Fall 2025
This course is an examination of the major political and economic trends in twentieth-century African history. It offers an interpretation of modern African history and the sources of its present predicament. In particular, we study the foundations of the colonial state, the legacy of the late colonial state (the period before independence), the rise and problems of resistance and nationalism, the immediate challenges of the independent states (such as bureaucracy and democracy), the more recent crises (such as debt and civil wars) on the continent, and the latest attempts to address these challenges from within the continent.
What does postcolonial literature have to do with economic development? How can literature and literary analysis help us better understand global economic inequality? This course examines the role that literature and literary thinking have played in legitimating, critiquing, and revising the 20th and now 21st century project of "development." Reading global works of literature and film alongside documents such as the World Bank's first "mission" report and its 2000 World Development Report, we'll study how narrative shapes issues like poverty and industrialization, international aid and (neo)colonialism, and economic justice and debt relief.
About 2000 of the world's 6000 to 7000 languages are spoken in Africa. The diversity that characterizes these languages is exceptional, but very little is known to non-specialists. In this course, we will learn about the languages of Africa: the diversity of their linguistic structures (including famous features that are found nowhere else, e.g. click consonants), their history and the history of their speakers (from ca 10,000 BP to the (post) colonial period), and their cultural contexts, among other topics.
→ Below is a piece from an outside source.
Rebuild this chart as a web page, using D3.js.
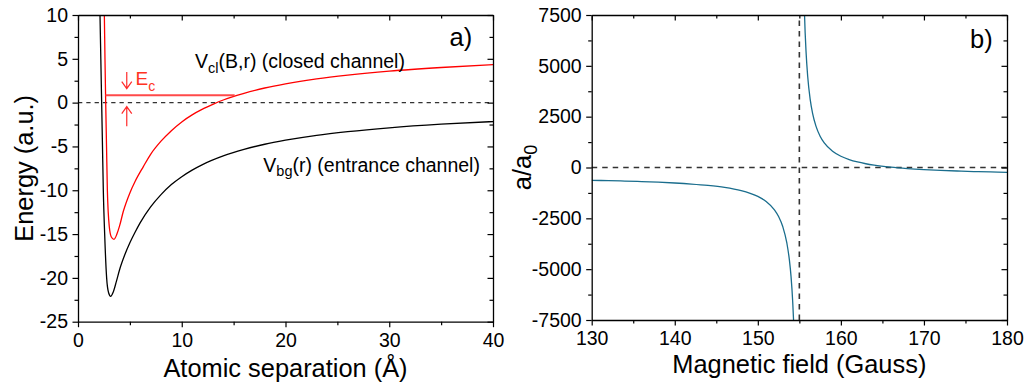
<!DOCTYPE html>
<html>
<head>
<meta charset="utf-8">
<script src="https://cdn.jsdelivr.net/npm/d3@7"></script>
<style>
  html, body { margin: 0; padding: 0; background: #fff; }
  svg { display: block; font-family: "Liberation Sans", Arial, Helvetica, sans-serif; }
</style>
</head>
<body>
<script>
// ---- Panel a): interatomic potentials ----
const separation = [0, 40];
const energyRange = [-25, 10];
const sepTicks = [0, 10, 20, 30, 40];
const sepMinor = [5, 15, 25, 35];
const energyTicks = [-25, -20, -15, -10, -5, 0, 5, 10];
const energyMinor = [-22.5, -17.5, -12.5, -7.5, -2.5, 2.5, 7.5];

// entrance channel V_bg(r)
const bgR = [2.0, 2.12, 2.2, 2.28, 2.36, 2.44, 2.57, 2.76, 2.95, 3.15, 3.4, 3.7, 4.0, 4.5, 5.0, 5.5, 6.0, 7.0, 8.0, 9.0, 10, 11, 12, 14, 16, 18, 20, 23, 26, 30, 35, 40];
const bgE = [18, 10, 5, 0, -5, -10, -15, -20, -21.7, -22.1, -21.6, -20.4, -19.1, -17.4, -16.0, -14.8, -13.7, -11.9, -10.5, -9.35, -8.45, -7.7, -7.07, -6.08, -5.34, -4.75, -4.29, -3.73, -3.31, -2.87, -2.46, -2.16];

// closed channel V_cl(B,r)
const clR = [2.45, 2.54, 2.6, 2.67, 2.75, 2.83, 3.02, 3.2, 3.47, 3.75, 4.0, 4.37, 5.0, 5.5, 6.3, 7.0, 8.0, 9.0, 10, 11, 12, 13, 14, 16, 18, 20, 23, 26, 30, 35, 40];
const clE = [16, 10, 5, 0, -5, -10, -14.2, -15.3, -15.6, -15.0, -14.1, -12.4, -10.3, -9.0, -7.3, -5.9, -4.4, -3.2, -2.2, -1.4, -0.75, -0.2, 0.3, 1.06, 1.67, 2.15, 2.72, 3.15, 3.6, 4.01, 4.33];

// closed-channel bound state energy and the span of its marker line
const boundE = 0.85;
const boundSpan = [2.66, 15.1];

// ---- Panel b): scattering length vs magnetic field ----
const fieldRange = [130, 180];
const lengthRange = [-7500, 7500];
const fieldTicks = [130, 140, 150, 160, 170, 180];
const fieldMinor = [135, 145, 155, 165, 175];
const lengthTicks = [-7500, -5000, -2500, 0, 2500, 5000, 7500];
const lengthMinor = [-6250, -3750, -1250, 1250, 3750, 6250];
const resonanceB = 155;

// below resonance
const lowB = [130, 132, 134, 136, 138, 140, 142, 144, 146, 148, 149, 150, 151, 152, 152.5, 153, 153.5, 153.8, 154, 154.2, 154.3, 154.35];
const lowA = [-630, -648, -668, -693, -723, -762, -813, -882, -981, -1138, -1256, -1420, -1667, -2078, -2407, -2901, -3724, -4546, -5369, -6603, -7484, -8027];
// above resonance
const highB = [155.6, 155.7, 155.8, 156, 156.3, 156.6, 157, 157.5, 158, 159, 160, 161, 162, 163, 164, 166, 168, 170, 172, 174, 176, 178, 180];
const highA = [7794, 6618, 5737, 4503, 3364, 2652, 2035, 1541, 1212, 801, 554, 390, 272, 184, 115, 16, -53, -104, -143, -173, -198, -218, -236];

const W = 1026, H = 385;
const svg = d3.select("body").append("svg").attr("width", W).attr("height", H);

const FONT = 19.5;
const TITLE = 25.4;
const fmt = d => String(d);

function frame(id, x, y, majX, minX, majY, minY) {
  const g = svg.append("g");
  const [x0, x1] = x.range();
  const [y0, y1] = y.range(); // y0 bottom, y1 top

  g.append("clipPath").attr("id", id)
    .append("rect").attr("x", x0).attr("y", y1).attr("width", x1 - x0).attr("height", y0 - y1);

  const style = sel => {
    sel.selectAll("path.domain").attr("stroke", "#000").attr("stroke-width", 1.3);
    sel.selectAll(".tick line").attr("stroke", "#000").attr("stroke-width", 1.2);
    sel.selectAll(".tick text").attr("font-size", FONT).attr("fill", "#000")
      .attr("font-family", "Liberation Sans, Arial, sans-serif");
  };
  // bottom
  g.append("g").attr("transform", `translate(0,${y0})`)
    .call(d3.axisBottom(x).tickValues(minX).tickSize(3.5).tickFormat("")).call(style)
    .select(".domain").remove();
  g.append("g").attr("transform", `translate(0,${y0})`)
    .call(d3.axisBottom(x).tickValues(majX).tickSize(5.5).tickSizeOuter(0).tickPadding(5.5).tickFormat(fmt)).call(style);
  // top (mirror, inward)
  g.append("g").attr("transform", `translate(0,${y1})`)
    .call(d3.axisTop(x).tickValues(minX).tickSize(-3.5).tickFormat("")).call(style)
    .select(".domain").remove();
  g.append("g").attr("transform", `translate(0,${y1})`)
    .call(d3.axisTop(x).tickValues(majX).tickSize(-5.5).tickSizeOuter(0).tickFormat("")).call(style);
  // left
  g.append("g").attr("transform", `translate(${x0},0)`)
    .call(d3.axisLeft(y).tickValues(minY).tickSize(3.5).tickFormat("")).call(style)
    .select(".domain").remove();
  g.append("g").attr("transform", `translate(${x0},0)`)
    .call(d3.axisLeft(y).tickValues(majY).tickSize(5.5).tickSizeOuter(0).tickPadding(4.5).tickFormat(fmt)).call(style);
  // right (mirror, inward)
  g.append("g").attr("transform", `translate(${x1},0)`)
    .call(d3.axisRight(y).tickValues(minY).tickSize(-3.5).tickFormat("")).call(style)
    .select(".domain").remove();
  g.append("g").attr("transform", `translate(${x1},0)`)
    .call(d3.axisRight(y).tickValues(majY).tickSize(-5.5).tickSizeOuter(0).tickFormat("")).call(style);
  return g;
}

// ===== panel a =====
const xa = d3.scaleLinear().domain(separation).range([78, 493]);
const ya = d3.scaleLinear().domain(energyRange).range([321.7, 15]);

const pa = svg.append("g");
// zero-energy reference
pa.append("line")
  .attr("x1", xa(separation[0])).attr("x2", xa(separation[1]))
  .attr("y1", ya(0)).attr("y2", ya(0))
  .attr("stroke", "#333").attr("stroke-width", 1.2).attr("stroke-dasharray", "4.3,4");

const lineA = d3.line().x(d => xa(d[0])).y(d => ya(d[1])).curve(d3.curveMonotoneX);
const curvesA = pa.append("g").attr("clip-path", "url(#clipA)");
curvesA.append("path").datum(d3.zip(bgR, bgE))
  .attr("d", lineA).attr("fill", "none").attr("stroke", "#000").attr("stroke-width", 1.3);
curvesA.append("path").datum(d3.zip(clR, clE))
  .attr("d", lineA).attr("fill", "none").attr("stroke", "#ff0000").attr("stroke-width", 1.3);

// bound state level
pa.append("line")
  .attr("x1", xa(boundSpan[0])).attr("x2", xa(boundSpan[1]))
  .attr("y1", ya(boundE)).attr("y2", ya(boundE))
  .attr("stroke", "#ff4a4a").attr("stroke-width", 2);

// energy-gap arrows
const arrowR = 4.7;
function arrow(fromE, toE) {
  const xs = xa(arrowR), yf = ya(fromE), yt = ya(toE);
  const dir = Math.sign(yt - yf);
  pa.append("path")
    .attr("d", `M${xs},${yf}L${xs},${yt}M${xs - 5},${yt - dir * 7}L${xs},${yt}L${xs + 5},${yt - dir * 7}`)
    .attr("fill", "none").attr("stroke", "#ff2a2a").attr("stroke-width", 1.2);
}
arrow(3.5, 1.6);
arrow(-2.7, -0.45);

const ecLabel = pa.append("text").attr("x", xa(5.55)).attr("y", ya(2.0))
  .attr("fill", "#ff3322").attr("font-size", 19);
ecLabel.append("tspan").text("E");
ecLabel.append("tspan").attr("dy", 5.5).attr("font-size", 14).text("c");

frame("clipA", xa, ya, sepTicks, sepMinor, energyTicks, energyMinor);

// curve labels
const vcl = pa.append("text").attr("x", 195).attr("y", 68.3).attr("font-size", FONT).attr("fill", "#000");
vcl.append("tspan").text("V");
vcl.append("tspan").attr("dy", 4.4).attr("font-size", 14.5).text("cl");
vcl.append("tspan").attr("dy", -4.4).text("(B,r) (closed channel)");

const vbg = pa.append("text").attr("x", 263.3).attr("y", 171.7).attr("font-size", FONT).attr("fill", "#000");
vbg.append("tspan").text("V");
vbg.append("tspan").attr("dy", 4.4).attr("font-size", 14.5).text("bg");
vbg.append("tspan").attr("dy", -4.4).text("(r) (entrance channel)");

pa.append("text").attr("x", 449.5).attr("y", 46).attr("font-size", 25.5).text("a)");

// axis titles
svg.append("text").attr("x", (xa.range()[0] + xa.range()[1]) / 2).attr("y", 377)
  .attr("text-anchor", "middle").attr("font-size", TITLE).text("Atomic separation (Å)");
svg.append("text").attr("transform", `translate(33,${(ya.range()[0] + ya.range()[1]) / 2}) rotate(-90)`)
  .attr("text-anchor", "middle").attr("font-size", TITLE).text("Energy (a.u.)");

// ===== panel b =====
const xb = d3.scaleLinear().domain(fieldRange).range([591.7, 1007]);
const yb = d3.scaleLinear().domain(lengthRange).range([320, 15]);

const pb = svg.append("g");
pb.append("line")
  .attr("x1", xb(fieldRange[0])).attr("x2", xb(fieldRange[1]))
  .attr("y1", yb(0)).attr("y2", yb(0))
  .attr("stroke", "#333").attr("stroke-width", 1.4).attr("stroke-dasharray", "5.5,5");
pb.append("line")
  .attr("x1", xb(resonanceB)).attr("x2", xb(resonanceB))
  .attr("y1", yb(lengthRange[0])).attr("y2", yb(lengthRange[1]))
  .attr("stroke", "#333").attr("stroke-width", 1.6).attr("stroke-dasharray", "5.5,5");

const lineB = d3.line().x(d => xb(d[0])).y(d => yb(d[1])).curve(d3.curveMonotoneX);
const curvesB = pb.append("g").attr("clip-path", "url(#clipB)");
curvesB.append("path").datum(d3.zip(lowB, lowA))
  .attr("d", lineB).attr("fill", "none").attr("stroke", "#1a6d8d").attr("stroke-width", 1.3);
curvesB.append("path").datum(d3.zip(highB, highA))
  .attr("d", lineB).attr("fill", "none").attr("stroke", "#1a6d8d").attr("stroke-width", 1.3);

frame("clipB", xb, yb, fieldTicks, fieldMinor, lengthTicks, lengthMinor);

pb.append("text").attr("x", 970).attr("y", 48).attr("font-size", 25.5).text("b)");

svg.append("text").attr("x", (xb.range()[0] + xb.range()[1]) / 2).attr("y", 373)
  .attr("text-anchor", "middle").attr("font-size", TITLE).text("Magnetic field (Gauss)");
const yt = svg.append("text").attr("transform", `translate(531,${(yb.range()[0] + yb.range()[1]) / 2}) rotate(-90)`)
  .attr("text-anchor", "middle").attr("font-size", TITLE);
yt.append("tspan").text("a/a");
yt.append("tspan").attr("dy", 5.5).attr("font-size", 18).text("0");
</script>
</body>
</html>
This course has no prerequisites, and is open to anyone with an interest in African languages or the African continent.
Moving from Baghdad to Paris, Jerusalem to Addis Ababa, Iceland to Dunhuang, this course examines the musical cultures of some of the most vibrant centers of the Middle Ages. We consider what it means to study medieval music "globally," focusing on the physical traces of premodern music and key moments of cultural contact (trade, pilgrimage, conflict). Students will encounter the distant musical past in a variety of materials and formats (paper manuscripts, papyrus fragments, parchment rolls) in regular visits to Princeton's Special Collections.
A performance course in West African drumming with a focus on music from the Manding/Mali Empire. Taught by master drummer Olivier Tarpaga, the course provides hands-on experience on the Djansa rhythm. Students will acquire performance experience, skills and techniques on the Djansa rhythm, and develop an appreciation for the integrity of drumming in the daily life of West Africa.
This course is about the Red Sea region (modern-day Ethiopia, Yemen, Eritrea, Saudi Arabia, Egypt, Sudan, and others) as a significant cultural, intellectual, and political domain in antiquity. Students will learn about how Red Sea societies spanning ancient Africa and Arabia connected the Eastern Mediterranean and Indian Ocean worlds. They will be introduced to the formative histories of scriptural communities Jews, Christians, and Muslims in the region, and explore various Red Sea writings including the Axumite inscriptions, the Kebra Nagast, and the Quran.
This course immerses students in the dynamic world of South African physical theatre. Through full-body training, improvisation, and ensemble work, students explore movement as protest, storytelling, and community-building. Inspired by Lecoq's teachings of the four core elements namely Earth, Air, Fire and Water; we will dive into building a performance vocabulary based on gesture, rhythm, and space. Students create original performances, using the body as the primary text, culminating in a showcase of devised physical theatre work.
The focus will be on the rise of complex societies and the attendant development of architectural and artistic forms that express the needs and aspirations of these societies. Occasional readings in original texts in translation will supplement the study of art and architecture.
The objective of this course is to develop students proficiency in Classical Ethiopic prose, to build vocabulary, and improve grammatical and syntactic understanding. Students will become acquainted with the stylistics of Ge'ez translation, and its relationship with Hebrew, Greek, as well Arabic writings. Students will read and translate passages from the Ge'ez Pentateuch, the Gospels, the Acts of the Apostles, the Book of Enoch, as well as selections from Hagiographical writings.
This course surveys twenty and twenty-first century Southern African literature, with a focus on African epistemologies (ways of knowing). How have Southern Africans thought about human beings, the city, the divine, and nature? How do they conceptualize Black African futures? How do these literatures reflect indigenous theories of the world? Students will close read these epics, novels, and a few poems (some in translation from African languages) and develop their skills in exegesis and use of critical methodologies, such as postcolonial criticism, African feminism, and ecocriticism.